The only thing more varied than 311’s set lists are their opening acts. Past artists to share the stage in Atlanta run the gamut of hip-hop, rock, and reggae including The Offspring, The Wailers, Snoop Dogg, English Beat, and G Love & Special Sauce. For the 2014 tour, 311 added a new category by having DJ Soulman warm up the crowd with a fun mix of custom beats over new and classic tunes crossing several genres. More than the stereotypical “press play and then try to look busy”, DJ Soulman also served as emcee for the night, keeping the crowd fired up before 311 took the stage.
With nowhere for the sound to go, the enthusiastic crowd erupted as 311 came on. The Thursday show was live-streamed for free on Yahoo Screen, and for the larger mass audience, 311 pulled out a peppered mix of several of their better-known hits (“Beautiful Disaster” as the opener, “Do You Right,” “Amber,” “All Mixed Up” and “Love Song”) before closing out with as pitch-perfect and hard-rocking a version of “Down” as the band has played in years as an encore.
Though the venue changed up for this tour, there were plenty of familiar sights for 311 fans including the always-impressive Chad Sexton drum solo and the all-band standing drum performance woven seamlessly into “Applied Science.” There were also new gems worked in, most notably the smooth, near-virtuosic bass solo by fan-favorite P-Nut on his lit-neck five-string.
Friday night, fans had to fight a little harder for their right to party on the way to the show. Downtown Atlanta around the Tabernacle was a sea of activity. In addition to the usual torture that is Atlanta Friday rush-hour traffic, incoming 311 fans had to contend with dueling Israel/Palestine rallies on Marietta Street and a surprise private Lady Gaga concert next door at Centennial Olympic Park.
Once parked and out of the madness, fans were rewarded with a much breezier, less-humid wait outside. The line formed denser and even quicker than Thursday, with a thick rope of fans anxious to see what night two held in store.
On stage at 9:00 on the dot, the band wasted no time hitting hard with the amped-up opener “Don’t Stay Home,” which had the floor heaving and balconies bouncing from minute one. From the outset, this was not the energy level expected of a 20-plus-year-old band on their fourth consecutive night of performing. The pace was quick, firing from one song straight into another throughout the night.
Whereas Thursday had many more flowing, mellow songs (“Amber,” “Love Song,” etc.), Friday reached back to much of the earlier hard-rocking 311 that swelled the live audiences of the ‘90s. A third of the 24-song Friday show set were lifted straight from Music, Grassroots and 311 (aka the blue album).

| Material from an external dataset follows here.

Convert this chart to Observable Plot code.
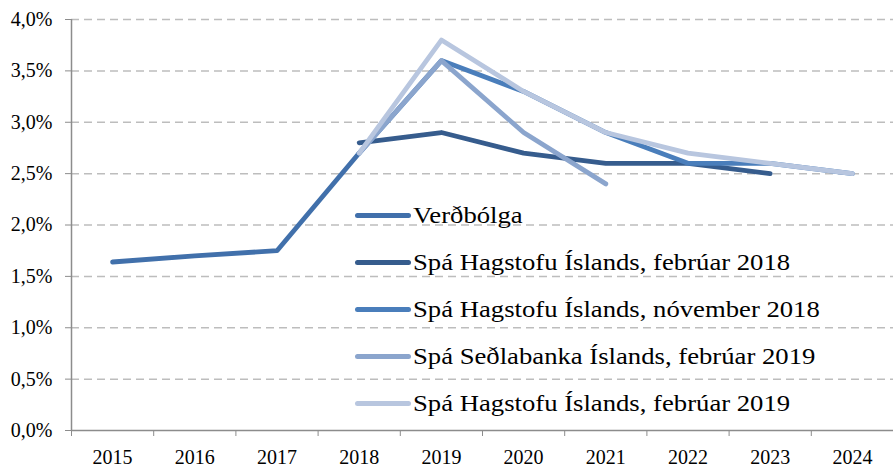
<!DOCTYPE html>
<html><head><meta charset="utf-8">
<script src="https://cdn.jsdelivr.net/npm/d3@7"></script>
<script src="https://cdn.jsdelivr.net/npm/@observablehq/plot@0.6"></script>
<style>
body{margin:0;background:#fff;}
#wrap{position:relative;width:893px;height:468px;}
svg text{font-family:"Liberation Serif",Tinos,serif;font-size:20px;fill:#000;}
#legend{position:absolute;left:355px;top:192px;font-family:"Liberation Serif",Tinos,serif;font-size:23px;color:#000;}
.row{display:flex;align-items:center;height:47px;white-space:nowrap;}
.sw{width:56px;height:5px;border-radius:3px;margin-right:2px;flex:none;}
.lab{display:inline-block;transform:scaleX(1.16);transform-origin:left center;}
</style></head>
<body><div id="wrap"><div id="legend"></div></div>
<script>
const years = [2015,2016,2017,2018,2019,2020,2021,2022,2023,2024];
const seriesNames = ["Verðbólga","Spá Hagstofu Íslands, febrúar 2018","Spá Hagstofu Íslands, nóvember 2018","Spá Seðlabanka Íslands, febrúar 2019","Spá Hagstofu Íslands, febrúar 2019"];
const colors = ["#4170ab","#365c8d","#4a7ebb","#8ba5cd","#b8c6df"];
const verdbolga = [[2015,1.64],[2016,1.70],[2017,1.75],[2018,2.70]];
const hagFeb2018 = [[2018,2.8],[2019,2.9],[2020,2.7],[2021,2.6],[2022,2.6],[2023,2.5]];
const hagNov2018 = [[2018,2.7],[2019,3.6],[2020,3.3],[2021,2.9],[2022,2.6],[2023,2.6],[2024,2.5]];
const sedFeb2019 = [[2018,2.7],[2019,3.6],[2020,2.9],[2021,2.4]];
const hagFeb2019 = [[2018,2.7],[2019,3.8],[2020,3.3],[2021,2.9],[2022,2.7],[2023,2.6],[2024,2.5]];
const yTicks = [0,0.005,0.01,0.015,0.02,0.025,0.03,0.035,0.04];
const allSeries = [verdbolga,hagFeb2018,hagNov2018,sedFeb2019,hagFeb2019];
const data = allSeries.flatMap((s,i)=>s.map(([year,v])=>({series:seriesNames[i],year,value:v/100})));
const boundaries = d3.range(years[0]-0.5, years[years.length-1]+1, 1);
const font = '"Liberation Serif",Tinos,serif';
const chart = Plot.plot({
  width:893,height:468,marginLeft:71,marginRight:0,marginTop:19,marginBottom:38,
  style:{fontFamily:font,fontSize:"20px",color:"#000",background:"#fff"},
  x:{type:"linear",domain:[years[0]-0.5,years[years.length-1]+0.5]},
  y:{domain:[0,0.04]},
  color:{domain:seriesNames,range:colors},
  marks:[
    Plot.gridY(yTicks.filter(d=>d>0),{stroke:"#bdbdbd",strokeOpacity:1,strokeWidth:1.5,strokeDasharray:"8,5"}),
    Plot.axisY({ticks:yTicks,tickFormat:d=>d3.format(".1%")(d).replace(".",","),tickSize:6,tickPadding:13,stroke:"#8c8c8c",label:null,fontSize:20}),
    Plot.axisX({ticks:boundaries,tickFormat:()=>"",tickSize:6,stroke:"#8c8c8c",label:null}),
    Plot.axisX({ticks:years,tickFormat:d=>String(d),tickSize:0,tickPadding:19,label:null,fontSize:20}),
    Plot.ruleX([years[0]-0.5],{stroke:"#8c8c8c",strokeWidth:1.5}),
    Plot.ruleY([0],{stroke:"#8c8c8c",strokeWidth:1.5}),
    Plot.line(data,{x:"year",y:"value",z:"series",stroke:"series",strokeWidth:4.8,strokeLinecap:"round",strokeLinejoin:"round"})
  ]
});
document.getElementById("wrap").prepend(chart);
const leg = document.getElementById("legend");
seriesNames.forEach((n,i)=>{
  const r=document.createElement("div");r.className="row";
  r.innerHTML=`<div class="sw" style="background:${colors[i]}"></div><span class="lab">${n}</span>`;
  leg.appendChild(r);
});
</script></body></html>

For the fans that showed up for their first chance to hear the new releases live, 311 didn’t disappoint. Seven of the 22-song Thursday playlist came from Stereolithic, the band’s most recent offering that was released on 311 Day (March 11th). Combined with the Friday set, the band played the 15-song album in its entirety.
Speaking of the Friday combination, fans that were lucky enough to get passes for both nights were not short-changed. The shows each night were neither abbreviated nor repeated. In fact, the only song replayed on both nights was “Applied Science,” setting up the drum solos, with Chad Sexton using the opening of the Friday solo to cue an impromptu Braves tomahawk chant. The Thursday and Friday night shows combined for 45 different songs spanning every 311 album before the crowd finally let the band off stage. It was four hours of music not to have been missed.
The Summer tour picks back up on Sunday at the Soul Kitchen Music Hall in Mobile, Alabama before heading west to close out July with three straight performances in Texas.